## Given request:
Leaving out the pictures, retype all the material exactly.

-- BEGIN Data shown --

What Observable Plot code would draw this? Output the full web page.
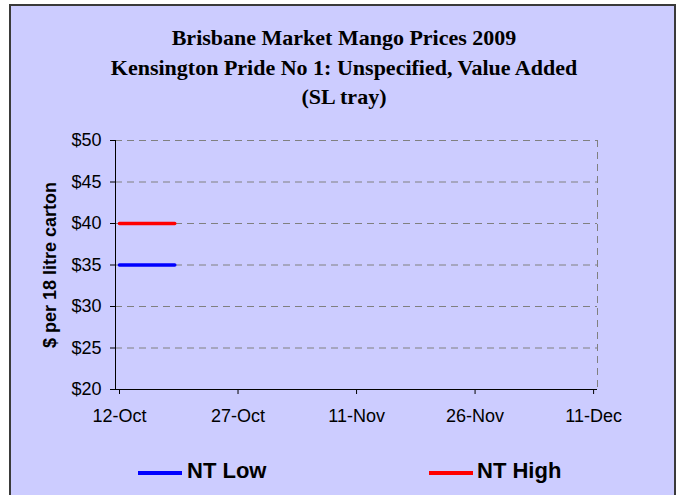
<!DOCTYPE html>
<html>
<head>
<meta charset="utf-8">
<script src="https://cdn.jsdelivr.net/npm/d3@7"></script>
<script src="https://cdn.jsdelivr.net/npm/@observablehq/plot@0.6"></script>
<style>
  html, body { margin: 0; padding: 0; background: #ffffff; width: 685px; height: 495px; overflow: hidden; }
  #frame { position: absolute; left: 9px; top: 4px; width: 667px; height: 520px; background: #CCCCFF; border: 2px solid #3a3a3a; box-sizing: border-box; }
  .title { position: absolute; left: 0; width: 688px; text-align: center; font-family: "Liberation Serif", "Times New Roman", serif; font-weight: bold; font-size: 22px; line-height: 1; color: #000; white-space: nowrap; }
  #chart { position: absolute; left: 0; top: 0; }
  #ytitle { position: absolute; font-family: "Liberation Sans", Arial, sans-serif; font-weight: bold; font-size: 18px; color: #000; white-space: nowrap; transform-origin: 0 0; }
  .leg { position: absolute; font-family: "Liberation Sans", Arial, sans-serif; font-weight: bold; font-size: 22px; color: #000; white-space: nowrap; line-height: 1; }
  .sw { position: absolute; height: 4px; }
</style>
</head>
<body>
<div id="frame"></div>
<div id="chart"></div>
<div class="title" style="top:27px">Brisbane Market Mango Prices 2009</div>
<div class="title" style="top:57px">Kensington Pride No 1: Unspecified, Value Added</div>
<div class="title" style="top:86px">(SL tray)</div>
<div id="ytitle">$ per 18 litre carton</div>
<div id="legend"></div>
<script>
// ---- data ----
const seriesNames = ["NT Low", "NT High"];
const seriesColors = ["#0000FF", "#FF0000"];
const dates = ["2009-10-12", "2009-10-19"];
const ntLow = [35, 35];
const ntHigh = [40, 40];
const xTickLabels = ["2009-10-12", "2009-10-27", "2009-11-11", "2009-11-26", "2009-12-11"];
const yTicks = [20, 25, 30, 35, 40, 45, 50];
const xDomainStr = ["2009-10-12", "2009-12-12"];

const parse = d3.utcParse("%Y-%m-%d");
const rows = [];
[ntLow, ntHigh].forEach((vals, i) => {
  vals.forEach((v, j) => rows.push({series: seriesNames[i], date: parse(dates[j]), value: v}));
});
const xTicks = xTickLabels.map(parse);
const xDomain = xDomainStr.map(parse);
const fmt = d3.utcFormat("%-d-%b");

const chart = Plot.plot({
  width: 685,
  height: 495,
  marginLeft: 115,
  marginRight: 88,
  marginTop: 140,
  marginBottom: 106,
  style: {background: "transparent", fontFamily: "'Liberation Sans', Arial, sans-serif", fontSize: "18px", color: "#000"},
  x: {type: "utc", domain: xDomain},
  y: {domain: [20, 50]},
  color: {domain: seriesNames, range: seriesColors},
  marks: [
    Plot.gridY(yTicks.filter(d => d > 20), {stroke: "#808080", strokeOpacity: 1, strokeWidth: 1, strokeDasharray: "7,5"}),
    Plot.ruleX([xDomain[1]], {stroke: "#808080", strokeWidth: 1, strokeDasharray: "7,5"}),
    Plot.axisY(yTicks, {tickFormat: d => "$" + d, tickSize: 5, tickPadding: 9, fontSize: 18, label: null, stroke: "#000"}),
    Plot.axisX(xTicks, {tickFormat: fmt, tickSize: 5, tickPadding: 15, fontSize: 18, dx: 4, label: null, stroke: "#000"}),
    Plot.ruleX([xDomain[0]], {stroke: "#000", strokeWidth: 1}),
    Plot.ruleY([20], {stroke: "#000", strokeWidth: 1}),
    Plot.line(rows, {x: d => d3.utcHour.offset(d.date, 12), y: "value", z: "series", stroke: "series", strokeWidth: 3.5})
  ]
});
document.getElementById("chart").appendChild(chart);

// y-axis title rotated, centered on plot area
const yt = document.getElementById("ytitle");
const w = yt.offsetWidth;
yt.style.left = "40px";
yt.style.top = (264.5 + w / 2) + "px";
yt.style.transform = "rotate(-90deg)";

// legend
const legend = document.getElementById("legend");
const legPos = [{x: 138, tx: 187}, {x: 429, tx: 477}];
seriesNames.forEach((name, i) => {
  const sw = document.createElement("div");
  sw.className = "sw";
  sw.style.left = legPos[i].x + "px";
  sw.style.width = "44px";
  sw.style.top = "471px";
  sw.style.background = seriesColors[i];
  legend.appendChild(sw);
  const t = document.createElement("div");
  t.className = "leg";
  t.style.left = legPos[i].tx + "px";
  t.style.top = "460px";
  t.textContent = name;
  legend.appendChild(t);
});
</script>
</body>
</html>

-- END Data shown --

## The completed task:
What Observable Plot code would draw this? Output the full web page.
<!DOCTYPE html>
<html>
<head>
<meta charset="utf-8">
<script src="https://cdn.jsdelivr.net/npm/d3@7"></script>
<script src="https://cdn.jsdelivr.net/npm/@observablehq/plot@0.6"></script>
<style>
  html, body { margin: 0; padding: 0; background: #ffffff; width: 685px; height: 495px; overflow: hidden; }
  #frame { position: absolute; left: 9px; top: 4px; width: 667px; height: 520px; background: #CCCCFF; border: 2px solid #3a3a3a; box-sizing: border-box; }
  .title { position: absolute; left: 0; width: 688px; text-align: center; font-family: "Liberation Serif", "Times New Roman", serif; font-weight: bold; font-size: 22px; line-height: 1; color: #000; white-space: nowrap; }
  #chart { position: absolute; left: 0; top: 0; }
  #ytitle { position: absolute; font-family: "Liberation Sans", Arial, sans-serif; font-weight: bold; font-size: 18px; color: #000; white-space: nowrap; transform-origin: 0 0; }
  .leg { position: absolute; font-family: "Liberation Sans", Arial, sans-serif; font-weight: bold; font-size: 22px; color: #000; white-space: nowrap; line-height: 1; }
  .sw { position: absolute; height: 4px; }
</style>
</head>
<body>
<div id="frame"></div>
<div id="chart"></div>
<div class="title" style="top:27px">Brisbane Market Mango Prices 2009</div>
<div class="title" style="top:57px">Kensington Pride No 1: Unspecified, Value Added</div>
<div class="title" style="top:86px">(SL tray)</div>
<div id="ytitle">$ per 18 litre carton</div>
<div id="legend"></div>
<script>
// ---- data ----
const seriesNames = ["NT Low", "NT High"];
const seriesColors = ["#0000FF", "#FF0000"];
const dates = ["2009-10-12", "2009-10-19"];
const ntLow = [35, 35];
const ntHigh = [40, 40];
const xTickLabels = ["2009-10-12", "2009-10-27", "2009-11-11", "2009-11-26", "2009-12-11"];
const yTicks = [20, 25, 30, 35, 40, 45, 50];
const xDomainStr = ["2009-10-12", "2009-12-12"];

const parse = d3.utcParse("%Y-%m-%d");
const rows = [];
[ntLow, ntHigh].forEach((vals, i) => {
  vals.forEach((v, j) => rows.push({series: seriesNames[i], date: parse(dates[j]), value: v}));
});
const xTicks = xTickLabels.map(parse);
const xDomain = xDomainStr.map(parse);
const fmt = d3.utcFormat("%-d-%b");

const chart = Plot.plot({
  width: 685,
  height: 495,
  marginLeft: 115,
  marginRight: 88,
  marginTop: 140,
  marginBottom: 106,
  style: {background: "transparent", fontFamily: "'Liberation Sans', Arial, sans-serif", fontSize: "18px", color: "#000"},
  x: {type: "utc", domain: xDomain},
  y: {domain: [20, 50]},
  color: {domain: seriesNames, range: seriesColors},
  marks: [
    Plot.gridY(yTicks.filter(d => d > 20), {stroke: "#808080", strokeOpacity: 1, strokeWidth: 1, strokeDasharray: "7,5"}),
    Plot.ruleX([xDomain[1]], {stroke: "#808080", strokeWidth: 1, strokeDasharray: "7,5"}),
    Plot.axisY(yTicks, {tickFormat: d => "$" + d, tickSize: 5, tickPadding: 9, fontSize: 18, label: null, stroke: "#000"}),
    Plot.axisX(xTicks, {tickFormat: fmt, tickSize: 5, tickPadding: 15, fontSize: 18, dx: 4, label: null, stroke: "#000"}),
    Plot.ruleX([xDomain[0]], {stroke: "#000", strokeWidth: 1}),
    Plot.ruleY([20], {stroke: "#000", strokeWidth: 1}),
    Plot.line(rows, {x: d => d3.utcHour.offset(d.date, 12), y: "value", z: "series", stroke: "series", strokeWidth: 3.5})
  ]
});
document.getElementById("chart").appendChild(chart);

// y-axis title rotated, centered on plot area
const yt = document.getElementById("ytitle");
const w = yt.offsetWidth;
yt.style.left = "40px";
yt.style.top = (264.5 + w / 2) + "px";
yt.style.transform = "rotate(-90deg)";

// legend
const legend = document.getElementById("legend");
const legPos = [{x: 138, tx: 187}, {x: 429, tx: 477}];
seriesNames.forEach((name, i) => {
  const sw = document.createElement("div");
  sw.className = "sw";
  sw.style.left = legPos[i].x + "px";
  sw.style.width = "44px";
  sw.style.top = "471px";
  sw.style.background = seriesColors[i];
  legend.appendChild(sw);
  const t = document.createElement("div");
  t.className = "leg";
  t.style.left = legPos[i].tx + "px";
  t.style.top = "460px";
  t.textContent = name;
  legend.appendChild(t);
});
</script>
</body>
</html>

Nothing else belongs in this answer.